Ho la prova provata che anche in Italia ormai si pratica l’eutanasia, senza il consenso dei familiari. Mi addolora, ma non mi stupisce. Invito il lettore a leggere il discorso di Madre Teresa – che ho avuto a suo tempo, nel lontano 1994, indegnamente, la grazia di incontrare – all’accademia di Stoccolma per il conferimento del premio Nobel, dove pronuncia un argomento inconfutabile contro l’aborto.
La terza cultura in cui viviamo ha ormai abbandonato anche il miraggio di un discorso di etica razionale immanente, ovviamente, sia dal versante liberale o Gentiliano che post marxista o Gramsciano.
Se il realismo diceva “existo ergo sum”, la modernità nominalista moderata prendeva per slogan il “cogito ergo sum” cartesiano.
“Il Verbo, Logos si è fatto carne”, l’Incarnazione redentrice è il secondo dogma fondamentale cristiano; “l’ idea, il razionale è carne, reale” è il dogma fondamentale della modernità.
La cultura dominante odierna ha fatto un passo ulteriore, quello decostruzionista e nominalista radicale, anti logocentrico, anti logico e “creazionista dei diritti”. Il suo slogan è “volo ergo sum”. E’ in ultima analisi, una cultura anticristica, gnostica e animalista simultaneamente. Ignora il corpo, da una parte, e prende l’evoluzionismo come dogma indiscusso dall’altro.

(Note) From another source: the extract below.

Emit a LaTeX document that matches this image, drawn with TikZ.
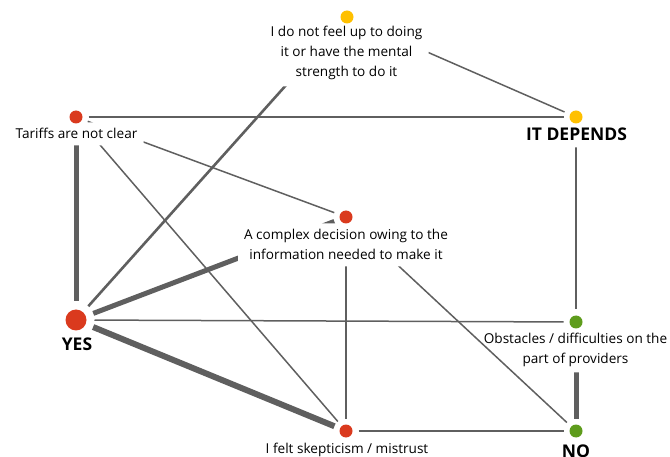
\documentclass[tikz,border=0pt]{standalone}
\usepackage{fontspec}
\setmainfont{Open Sans}
\usetikzlibrary{positioning}
\definecolor{dotred}{HTML}{DA3A1E}
\definecolor{dotyellow}{HTML}{FFC000}
\definecolor{dotgreen}{HTML}{5E9C1C}
\definecolor{linkgray}{HTML}{5F5F5F}
\tikzset{
  rdot/.style={circle, fill=dotred, minimum size=13pt, inner sep=0pt, outer sep=6pt},
  ydot/.style={rdot, fill=dotyellow},
  gdot/.style={rdot, fill=dotgreen},
  bigdot/.style={rdot, minimum size=21pt, outer sep=8pt},
  lab/.style={align=center, inner sep=6pt, font=\fontsize{13.6}{20}\selectfont},
  answer/.style={inner sep=6pt, font=\fontsize{17.5}{20}\selectfont\bfseries},
  linkthin/.style={draw=linkgray, line width=1.5pt},
  linkmid/.style={linkthin, line width=2.6pt},
  linkheavy/.style={linkthin, line width=5pt},
  linkmax/.style={linkthin, line width=6pt}
}
% connector, cut where it runs under the labels of its two ends
\newcommand{\linkup}[3]{%
\begin{scope}[even odd rule]
\clip (-20,-20) rectangle (690,480)
  (l#2.south west) rectangle (l#2.north east)
  (l#3.south west) rectangle (l#3.north east);
\draw[#1] (#2) -- (#3);
\end{scope}}

\begin{document}
\begin{tikzpicture}[x=1pt,y=-1pt]
\useasboundingbox (0,0) rectangle (670,457);

%Top row (labels sit on the baseline of their last line)
\node[rdot] (tar) at (76,117){};
\node[lab,anchor=base] (ltar) at (76.5,139){Tariffs are not clear};
\node[ydot] (men) at (347,17){};
\node[lab,anchor=base] (lmen) at (346.5,77){I do not feel up to doing\\it or have the mental\\strength to do it};
\node[ydot] (dep) at (576,117){};
\node[answer,anchor=base] (ldep) at (576.5,141){IT DEPENDS};
%Middle
\node[rdot] (cpx) at (346,217){};
\node[lab,anchor=base] (lcpx) at (346,260){A complex decision owing to the\\information needed to make it};
\node[bigdot] (yes) at (76,320){};
\node[answer,anchor=base] (lyes) at (77,351){YES};
\node[gdot] (obs) at (576,322){};
\node[lab,anchor=base] (lobs) at (575.5,363){Obstacles / difficulties on the\\part of providers};
%Bottom row
\node[rdot] (ske) at (346,431){};
\node[lab,anchor=base] (lske) at (347,453){I felt skepticism / mistrust};
\node[gdot] (no) at (576,431){};
\node[answer,anchor=base] (lno) at (576,457){NO};

%connectors
\linkup{linkthin}{tar}{dep}
\linkup{linkheavy}{tar}{yes}
\linkup{linkthin}{tar}{cpx}
\linkup{linkthin}{tar}{ske}
\linkup{linkthin}{men}{dep}
\linkup{linkmid}{men}{yes}
\linkup{linkthin}{dep}{obs}
\linkup{linkheavy}{cpx}{yes}
\linkup{linkthin}{cpx}{ske}
\linkup{linkthin}{cpx}{no}
\linkup{linkthin}{yes}{obs}
\linkup{linkmax}{yes}{ske}
\linkup{linkheavy}{obs}{no}
\linkup{linkmid}{ske}{no}

\end{tikzpicture}
\end{document}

Facile capire quali sono state ( e saranno) le conseguenze in ambito medico, quelle della tecnocrazia, degli espedienti, dei surrogati del trans umanesimo: Pillola, FIVET, embrioni conservati, maternità surrogata, clonazione, screening e manipolazioni genetiche, l’olocausto dell’aborto, il commercio di organi, pezzi di ricambio degli organi, chimere, impianti endocranici, DBS, Ritalin per i bambini, Viagra per i vecchierelli, Prozac per tutti. Per uscire da questa valle di lacrime – esclusi gli apprendisti stregoni della Silicon Valley, che cercano l’immortalità ingegnerizzando il genoma dell’Ameba -un bonus di morfina,
E’ un quadro tragico. Ma sono un mariano, un devoto di Fatima, Garabandal, Medjugorie.ì e della Divina Volontà.
Teologicamente infatti tutto è drammaticamente semplice: oggi è scomparso Dio dall’orizzonte pubblico, dai media, dalle fabbriche, dalla scuola, come pure il peccato. I giovani non sanno più cos’è il bene e il male, e la famiglia è stata distrutta. Nella mia Parrocchia metropolitana la frequenza domenicale è del 4%.
Ma la Regina della Pace ci invita alla preghiera di intercessione e al digiuno. Ella può salvarci dalla fine della civiltà. Alla fine il Suo Cuore immacolato trionferà. Di chi sarà il merito? Di Lei e nostro: non ha senso, infatti, dire che il bisturi ha salvato il malato, o che il chirurgo ha guarito il tumore. Entrambi, lo strumento e la causa prima sono gli artefici della salvezza, alleluia!
La ringrazio per le sue considerazioni. Effettivamente, anche in campo medico, sta prendendo il sopravvento una pericolosa tecnocrazia che perde di vista l’uomo come finalità intrinseca.